'''
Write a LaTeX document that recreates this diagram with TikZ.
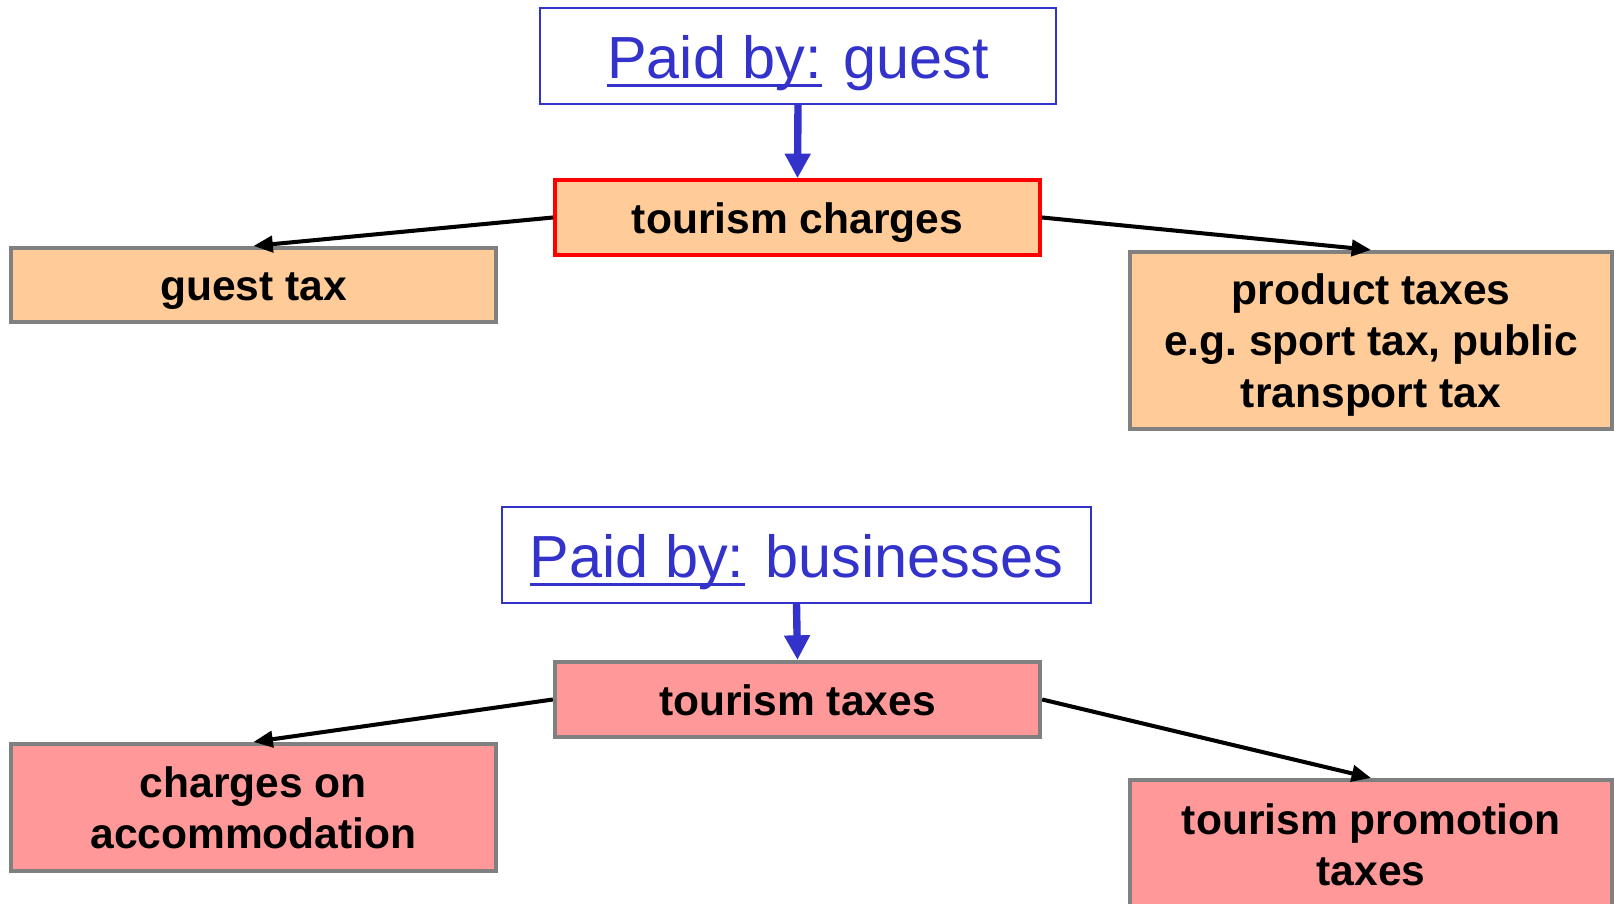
\documentclass[tikz,border=0pt]{standalone}
\usepackage{fontspec}
\setmainfont{Liberation Sans}
\usetikzlibrary{arrows.meta}
\frenchspacing

\definecolor{paidblue}{HTML}{3333CC}
\definecolor{boxorange}{HTML}{FFCC99}
\definecolor{boxpink}{HTML}{FF9999}
\definecolor{boxgray}{HTML}{808080}

% underline that sits just under the baseline, crossing descenders
\newcommand{\paidunder}[1]{\leavevmode\setbox0\hbox{#1}\rlap{\rule[-0.14em]{\wd0}{0.055em}}\box0}
\newcommand{\paidby}[1]{\paidunder{Paid by:}\hspace{0.36em}#1}

\tikzset{
  payerbox/.style={draw=paidblue, line width=0.6pt, fill=white, inner sep=0pt,
    text=paidblue, font=\fontsize{16.9}{19}\selectfont, text height=13pt, text depth=0pt},
  taxbox/.style={draw=boxgray, line width=1.15pt, inner sep=0pt, align=center,
    font=\fontsize{12.1}{14.6}\selectfont\bfseries},
  oneline/.style={text height=9pt, text depth=0pt},
  chargebox/.style={taxbox, fill=boxorange},
  levybox/.style={taxbox, fill=boxpink},
  branch/.style={draw=black, line width=1.15pt, -{Triangle[length=5.5pt,width=4.6pt]}},
  payerarrow/.style={draw=paidblue, line width=2.1pt, -{Triangle[length=7pt,width=7pt]}}
}

\begin{document}
\begin{tikzpicture}[x=0.01cm, y=-0.01cm]
  \clip (0,0) rectangle (1614,904);
  \fill[white] (0,0) rectangle (1614,904);

  % upper group: charges paid by guests
  \node[payerbox, minimum width=5.15cm, minimum height=0.96cm] (guest) at (798,56) {\paidby{guest}};
  \node[chargebox, oneline, draw=red, line width=1pt, minimum width=4.85cm, minimum height=0.75cm] (charges) at (797.5,217.5) {tourism charges};
  \node[chargebox, oneline, minimum width=4.85cm, minimum height=0.74cm] (guesttax) at (253.5,285) {guest tax};
  \node[chargebox, text depth=0pt, minimum width=4.82cm, minimum height=1.77cm] (product) at (1371,340.5) {product taxes\\e.g. sport tax, public\\transport tax};

  % lower group: taxes paid by businesses
  \node[payerbox, minimum width=5.89cm, minimum height=0.96cm] (business) at (796.5,555) {\paidby{businesses}};
  \node[levybox, oneline, minimum width=4.85cm, minimum height=0.75cm] (taxes) at (797.5,699.5) {tourism taxes};
  \node[levybox, minimum width=4.85cm, minimum height=1.27cm] (accom) at (253.5,807.5) {charges on\\accommodation};
  \node[levybox, minimum width=4.82cm, minimum height=1.30cm] (promo) at (1371,845) {tourism promotion\\taxes};

  % connectors
  \draw[payerarrow] (guest.south) -- (charges.north);
  \draw[branch] (charges.west) -- (guesttax.north);
  \draw[branch] (charges.east) -- (product.north);

  \draw[payerarrow] (business.south) -- (taxes.north);
  \draw[branch] (taxes.west) -- (accom.north);
  \draw[branch] (taxes.east) -- (promo.north);
\end{tikzpicture}
\end{document}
'''
*What is being asked:* Omit the pictures, and quote the material above exactly as given.

*Result below:*
Write a LaTeX document that recreates this diagram with TikZ.
\documentclass[tikz,border=0pt]{standalone}
\usepackage{fontspec}
\setmainfont{Liberation Sans}
\usetikzlibrary{arrows.meta}
\frenchspacing

\definecolor{paidblue}{HTML}{3333CC}
\definecolor{boxorange}{HTML}{FFCC99}
\definecolor{boxpink}{HTML}{FF9999}
\definecolor{boxgray}{HTML}{808080}

% underline that sits just under the baseline, crossing descenders
\newcommand{\paidunder}[1]{\leavevmode\setbox0\hbox{#1}\rlap{\rule[-0.14em]{\wd0}{0.055em}}\box0}
\newcommand{\paidby}[1]{\paidunder{Paid by:}\hspace{0.36em}#1}

\tikzset{
  payerbox/.style={draw=paidblue, line width=0.6pt, fill=white, inner sep=0pt,
    text=paidblue, font=\fontsize{16.9}{19}\selectfont, text height=13pt, text depth=0pt},
  taxbox/.style={draw=boxgray, line width=1.15pt, inner sep=0pt, align=center,
    font=\fontsize{12.1}{14.6}\selectfont\bfseries},
  oneline/.style={text height=9pt, text depth=0pt},
  chargebox/.style={taxbox, fill=boxorange},
  levybox/.style={taxbox, fill=boxpink},
  branch/.style={draw=black, line width=1.15pt, -{Triangle[length=5.5pt,width=4.6pt]}},
  payerarrow/.style={draw=paidblue, line width=2.1pt, -{Triangle[length=7pt,width=7pt]}}
}

\begin{document}
\begin{tikzpicture}[x=0.01cm, y=-0.01cm]
  \clip (0,0) rectangle (1614,904);
  \fill[white] (0,0) rectangle (1614,904);

  % upper group: charges paid by guests
  \node[payerbox, minimum width=5.15cm, minimum height=0.96cm] (guest) at (798,56) {\paidby{guest}};
  \node[chargebox, oneline, draw=red, line width=1pt, minimum width=4.85cm, minimum height=0.75cm] (charges) at (797.5,217.5) {tourism charges};
  \node[chargebox, oneline, minimum width=4.85cm, minimum height=0.74cm] (guesttax) at (253.5,285) {guest tax};
  \node[chargebox, text depth=0pt, minimum width=4.82cm, minimum height=1.77cm] (product) at (1371,340.5) {product taxes\\e.g. sport tax, public\\transport tax};

  % lower group: taxes paid by businesses
  \node[payerbox, minimum width=5.89cm, minimum height=0.96cm] (business) at (796.5,555) {\paidby{businesses}};
  \node[levybox, oneline, minimum width=4.85cm, minimum height=0.75cm] (taxes) at (797.5,699.5) {tourism taxes};
  \node[levybox, minimum width=4.85cm, minimum height=1.27cm] (accom) at (253.5,807.5) {charges on\\accommodation};
  \node[levybox, minimum width=4.82cm, minimum height=1.30cm] (promo) at (1371,845) {tourism promotion\\taxes};

  % connectors
  \draw[payerarrow] (guest.south) -- (charges.north);
  \draw[branch] (charges.west) -- (guesttax.north);
  \draw[branch] (charges.east) -- (product.north);

  \draw[payerarrow] (business.south) -- (taxes.north);
  \draw[branch] (taxes.west) -- (accom.north);
  \draw[branch] (taxes.east) -- (promo.north);
\end{tikzpicture}
\end{document}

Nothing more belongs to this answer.